No matter what kind of floor you decide to use, you should remember that proper installation is key for a visually appealing and durable floor. Before you install any type of floor, make sure that:
- The area is free of dust, dirt, oil, grease, paint, wax, moisture or any debris that could affect adhesion of the backings to the floor.
- The floor is level and smooth, and that depressions and cracks are filled with a liquid latex additive patching compound.
Maintaining Carpeted Floors
To prolong the life of your carpet and reduce maintenance, keep outside areas like sidewalks and garages clean, Shaw says. Additionally you should:
- Place mats in both exterior entrances and inside transition areas from hard surface to carpet.
- Develop a maintenance schedule, rather than a random series of infrequent cleanings.
- Tailor your maintenance schedule to the amount of traffic, type of soiling and season.
Maintaining Hardwood Floors
Hardwood floors may seem easy to maintain, but neglecting them can be expensive. You can’t fix major damage to a hardwood floor without a significant investment. To ensure you get the most out of a hardwood floor:
- Use a damp cloth to blot up spills as soon as they happen.

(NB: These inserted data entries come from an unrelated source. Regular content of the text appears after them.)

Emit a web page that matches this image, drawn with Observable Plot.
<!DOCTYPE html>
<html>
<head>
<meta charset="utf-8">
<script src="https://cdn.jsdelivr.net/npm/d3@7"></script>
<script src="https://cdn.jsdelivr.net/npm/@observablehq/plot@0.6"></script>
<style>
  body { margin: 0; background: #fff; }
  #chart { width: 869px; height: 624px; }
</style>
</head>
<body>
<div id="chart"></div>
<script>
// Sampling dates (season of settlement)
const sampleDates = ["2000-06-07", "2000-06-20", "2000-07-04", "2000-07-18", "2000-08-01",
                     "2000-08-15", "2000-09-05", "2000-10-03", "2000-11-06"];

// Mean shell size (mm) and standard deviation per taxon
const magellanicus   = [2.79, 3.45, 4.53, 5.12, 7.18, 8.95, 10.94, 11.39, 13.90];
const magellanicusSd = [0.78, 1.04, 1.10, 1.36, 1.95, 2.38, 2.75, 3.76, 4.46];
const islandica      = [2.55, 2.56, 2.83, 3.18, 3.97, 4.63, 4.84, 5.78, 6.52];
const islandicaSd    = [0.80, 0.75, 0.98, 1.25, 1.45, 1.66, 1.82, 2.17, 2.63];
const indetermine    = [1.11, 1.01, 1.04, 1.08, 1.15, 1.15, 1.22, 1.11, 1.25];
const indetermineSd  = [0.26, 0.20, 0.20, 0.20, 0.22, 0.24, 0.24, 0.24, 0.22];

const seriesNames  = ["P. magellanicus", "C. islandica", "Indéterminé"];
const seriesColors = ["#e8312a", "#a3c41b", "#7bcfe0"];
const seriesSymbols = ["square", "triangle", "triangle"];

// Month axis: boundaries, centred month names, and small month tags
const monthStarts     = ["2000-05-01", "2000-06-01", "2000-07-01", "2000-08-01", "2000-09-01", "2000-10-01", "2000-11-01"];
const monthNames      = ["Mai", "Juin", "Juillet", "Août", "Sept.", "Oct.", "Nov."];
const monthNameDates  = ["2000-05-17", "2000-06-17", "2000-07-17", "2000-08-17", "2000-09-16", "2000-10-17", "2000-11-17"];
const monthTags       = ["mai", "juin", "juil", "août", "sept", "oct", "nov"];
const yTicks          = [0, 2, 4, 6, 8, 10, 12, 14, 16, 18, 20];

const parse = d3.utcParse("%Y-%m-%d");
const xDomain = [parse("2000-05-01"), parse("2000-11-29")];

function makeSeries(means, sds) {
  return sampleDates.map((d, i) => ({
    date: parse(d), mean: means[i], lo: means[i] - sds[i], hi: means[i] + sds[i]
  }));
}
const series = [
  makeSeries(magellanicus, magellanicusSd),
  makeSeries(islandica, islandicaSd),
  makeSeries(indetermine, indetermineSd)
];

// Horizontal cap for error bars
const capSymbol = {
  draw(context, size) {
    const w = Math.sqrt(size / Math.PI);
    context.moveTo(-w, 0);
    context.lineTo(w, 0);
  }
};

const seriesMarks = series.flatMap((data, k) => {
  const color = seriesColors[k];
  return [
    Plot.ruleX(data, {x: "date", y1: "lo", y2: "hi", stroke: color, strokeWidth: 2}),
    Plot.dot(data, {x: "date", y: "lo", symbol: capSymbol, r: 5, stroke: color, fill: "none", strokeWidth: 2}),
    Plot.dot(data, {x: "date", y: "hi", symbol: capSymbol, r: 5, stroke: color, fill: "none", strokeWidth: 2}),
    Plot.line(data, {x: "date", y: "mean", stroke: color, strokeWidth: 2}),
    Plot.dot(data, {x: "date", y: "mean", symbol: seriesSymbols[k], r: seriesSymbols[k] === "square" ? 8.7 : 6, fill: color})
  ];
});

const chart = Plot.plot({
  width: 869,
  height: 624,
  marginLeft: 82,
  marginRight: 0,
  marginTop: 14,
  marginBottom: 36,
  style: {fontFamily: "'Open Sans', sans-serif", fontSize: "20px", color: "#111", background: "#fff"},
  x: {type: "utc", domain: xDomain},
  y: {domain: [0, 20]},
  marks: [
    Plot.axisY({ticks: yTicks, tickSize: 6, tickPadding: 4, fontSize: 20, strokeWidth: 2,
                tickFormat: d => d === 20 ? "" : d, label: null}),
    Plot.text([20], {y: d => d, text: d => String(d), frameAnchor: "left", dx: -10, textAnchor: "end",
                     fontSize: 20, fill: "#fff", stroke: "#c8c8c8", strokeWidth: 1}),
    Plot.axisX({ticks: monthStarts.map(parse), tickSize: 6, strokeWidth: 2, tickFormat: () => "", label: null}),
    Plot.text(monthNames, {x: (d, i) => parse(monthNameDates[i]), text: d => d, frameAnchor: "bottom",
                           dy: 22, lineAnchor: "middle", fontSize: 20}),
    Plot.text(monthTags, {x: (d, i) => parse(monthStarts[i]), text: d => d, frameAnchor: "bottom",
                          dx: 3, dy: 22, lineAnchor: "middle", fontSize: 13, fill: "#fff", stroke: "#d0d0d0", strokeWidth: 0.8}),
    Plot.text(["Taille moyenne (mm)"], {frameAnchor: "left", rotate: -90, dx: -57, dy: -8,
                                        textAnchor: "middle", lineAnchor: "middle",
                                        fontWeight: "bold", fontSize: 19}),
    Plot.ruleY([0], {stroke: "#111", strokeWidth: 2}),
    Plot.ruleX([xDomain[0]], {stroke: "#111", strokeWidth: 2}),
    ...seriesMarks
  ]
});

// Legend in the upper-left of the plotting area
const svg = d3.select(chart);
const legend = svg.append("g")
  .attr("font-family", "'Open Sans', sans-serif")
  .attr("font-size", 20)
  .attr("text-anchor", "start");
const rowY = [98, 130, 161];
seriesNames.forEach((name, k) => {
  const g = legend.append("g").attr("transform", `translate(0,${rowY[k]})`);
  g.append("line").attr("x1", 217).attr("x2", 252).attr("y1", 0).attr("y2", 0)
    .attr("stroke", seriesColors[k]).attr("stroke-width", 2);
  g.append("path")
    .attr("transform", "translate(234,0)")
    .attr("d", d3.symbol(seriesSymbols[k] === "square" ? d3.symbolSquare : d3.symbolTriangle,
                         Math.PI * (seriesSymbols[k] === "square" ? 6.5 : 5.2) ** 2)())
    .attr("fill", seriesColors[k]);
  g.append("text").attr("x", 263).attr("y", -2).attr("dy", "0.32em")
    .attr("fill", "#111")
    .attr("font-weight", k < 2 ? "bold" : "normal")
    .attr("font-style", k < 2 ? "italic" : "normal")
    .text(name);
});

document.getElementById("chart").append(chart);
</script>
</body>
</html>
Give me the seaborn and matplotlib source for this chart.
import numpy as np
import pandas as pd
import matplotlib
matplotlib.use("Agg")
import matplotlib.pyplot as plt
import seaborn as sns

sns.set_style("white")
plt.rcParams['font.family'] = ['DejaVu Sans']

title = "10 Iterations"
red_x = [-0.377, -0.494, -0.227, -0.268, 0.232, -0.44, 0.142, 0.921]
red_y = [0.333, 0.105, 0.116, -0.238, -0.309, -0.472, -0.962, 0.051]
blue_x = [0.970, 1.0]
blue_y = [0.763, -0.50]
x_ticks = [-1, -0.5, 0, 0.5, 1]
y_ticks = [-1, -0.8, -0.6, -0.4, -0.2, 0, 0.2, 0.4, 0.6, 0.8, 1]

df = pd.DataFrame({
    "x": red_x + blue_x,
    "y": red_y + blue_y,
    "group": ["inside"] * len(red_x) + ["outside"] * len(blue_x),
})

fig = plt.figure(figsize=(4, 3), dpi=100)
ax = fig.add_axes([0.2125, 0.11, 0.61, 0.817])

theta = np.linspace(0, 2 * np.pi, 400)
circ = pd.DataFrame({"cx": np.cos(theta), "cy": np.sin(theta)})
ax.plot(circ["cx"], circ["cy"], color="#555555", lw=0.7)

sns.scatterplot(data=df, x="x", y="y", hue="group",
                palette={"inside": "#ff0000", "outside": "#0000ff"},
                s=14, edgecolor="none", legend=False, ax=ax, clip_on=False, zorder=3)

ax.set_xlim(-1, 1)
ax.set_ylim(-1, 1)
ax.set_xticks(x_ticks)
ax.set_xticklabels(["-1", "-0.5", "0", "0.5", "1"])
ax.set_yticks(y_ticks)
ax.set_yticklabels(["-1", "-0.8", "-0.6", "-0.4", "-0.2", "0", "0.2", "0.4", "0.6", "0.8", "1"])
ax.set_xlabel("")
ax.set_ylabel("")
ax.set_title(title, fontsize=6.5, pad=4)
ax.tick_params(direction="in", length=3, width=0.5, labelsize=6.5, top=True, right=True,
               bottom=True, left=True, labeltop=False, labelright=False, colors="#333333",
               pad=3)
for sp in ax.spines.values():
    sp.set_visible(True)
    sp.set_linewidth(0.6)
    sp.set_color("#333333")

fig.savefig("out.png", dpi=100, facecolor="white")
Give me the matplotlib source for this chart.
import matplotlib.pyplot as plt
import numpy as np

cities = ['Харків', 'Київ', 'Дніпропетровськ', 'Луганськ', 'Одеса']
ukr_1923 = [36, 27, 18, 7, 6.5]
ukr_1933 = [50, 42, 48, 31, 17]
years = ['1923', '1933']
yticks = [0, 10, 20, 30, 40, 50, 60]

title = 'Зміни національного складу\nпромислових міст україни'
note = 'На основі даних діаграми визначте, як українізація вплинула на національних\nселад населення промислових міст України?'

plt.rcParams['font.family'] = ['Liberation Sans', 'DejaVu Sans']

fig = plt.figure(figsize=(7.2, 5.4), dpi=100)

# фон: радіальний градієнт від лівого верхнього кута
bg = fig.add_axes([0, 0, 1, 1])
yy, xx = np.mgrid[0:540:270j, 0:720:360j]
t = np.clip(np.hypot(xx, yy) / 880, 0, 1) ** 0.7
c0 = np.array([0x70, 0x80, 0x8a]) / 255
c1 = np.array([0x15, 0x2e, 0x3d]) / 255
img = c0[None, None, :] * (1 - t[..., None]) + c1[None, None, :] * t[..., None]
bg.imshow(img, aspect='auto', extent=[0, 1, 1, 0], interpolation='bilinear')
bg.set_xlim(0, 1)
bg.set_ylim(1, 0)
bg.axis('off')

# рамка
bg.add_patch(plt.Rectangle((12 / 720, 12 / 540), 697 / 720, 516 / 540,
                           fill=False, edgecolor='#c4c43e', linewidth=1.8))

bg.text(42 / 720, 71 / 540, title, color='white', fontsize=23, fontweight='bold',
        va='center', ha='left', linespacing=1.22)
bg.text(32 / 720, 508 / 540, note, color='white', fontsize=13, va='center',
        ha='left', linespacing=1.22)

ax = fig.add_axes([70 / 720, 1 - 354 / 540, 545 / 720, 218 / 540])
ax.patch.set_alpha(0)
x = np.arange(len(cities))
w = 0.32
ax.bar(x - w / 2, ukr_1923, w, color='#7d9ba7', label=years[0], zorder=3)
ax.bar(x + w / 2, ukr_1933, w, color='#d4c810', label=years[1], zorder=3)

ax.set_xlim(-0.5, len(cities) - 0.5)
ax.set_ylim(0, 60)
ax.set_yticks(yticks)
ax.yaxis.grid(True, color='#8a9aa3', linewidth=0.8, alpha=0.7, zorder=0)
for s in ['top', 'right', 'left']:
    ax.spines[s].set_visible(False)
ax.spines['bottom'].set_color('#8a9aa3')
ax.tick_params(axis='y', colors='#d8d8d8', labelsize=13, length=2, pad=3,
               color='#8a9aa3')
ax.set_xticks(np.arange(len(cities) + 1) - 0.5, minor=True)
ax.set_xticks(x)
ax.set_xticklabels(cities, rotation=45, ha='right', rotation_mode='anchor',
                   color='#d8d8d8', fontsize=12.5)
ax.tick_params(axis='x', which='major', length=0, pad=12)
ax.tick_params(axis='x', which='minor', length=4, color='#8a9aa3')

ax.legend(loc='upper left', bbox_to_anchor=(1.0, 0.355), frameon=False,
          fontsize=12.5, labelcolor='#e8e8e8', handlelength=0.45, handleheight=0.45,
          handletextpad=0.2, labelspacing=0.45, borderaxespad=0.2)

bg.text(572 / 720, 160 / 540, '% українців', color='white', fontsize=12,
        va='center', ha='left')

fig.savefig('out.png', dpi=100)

- Sweep, dust and vacuum floors regularly with a hard floor attachment to prevent dirt and grit accumulation, which can scratch or dull the floor finish.
- Periodically use a hardwood floor cleaner specifically formulated for use on pre-finished hardwood floors.
- Don’t wet mop or wash the floor with soap, water, oil-soap detergent or any other liquid cleaning material. This could cause warping and swelling and void the warranty.
- Do not use steel wool, abrasive cleaners or strong ammoniated or chlorinated cleaners.
- Avoid buffing or a polishing machine on prefinished floors.
- For tough spots on hardwood floors such as oil, paint, markers, lipstick, ink or tar, use acetone or nail polish remover on a clean white cloth, then wipe the area with a damp cloth to remove any remaining residue.
- For spots such as candle wax or chewing gum, harden the spot with ice and then gently scrape with a plastic scraper, such as a credit card.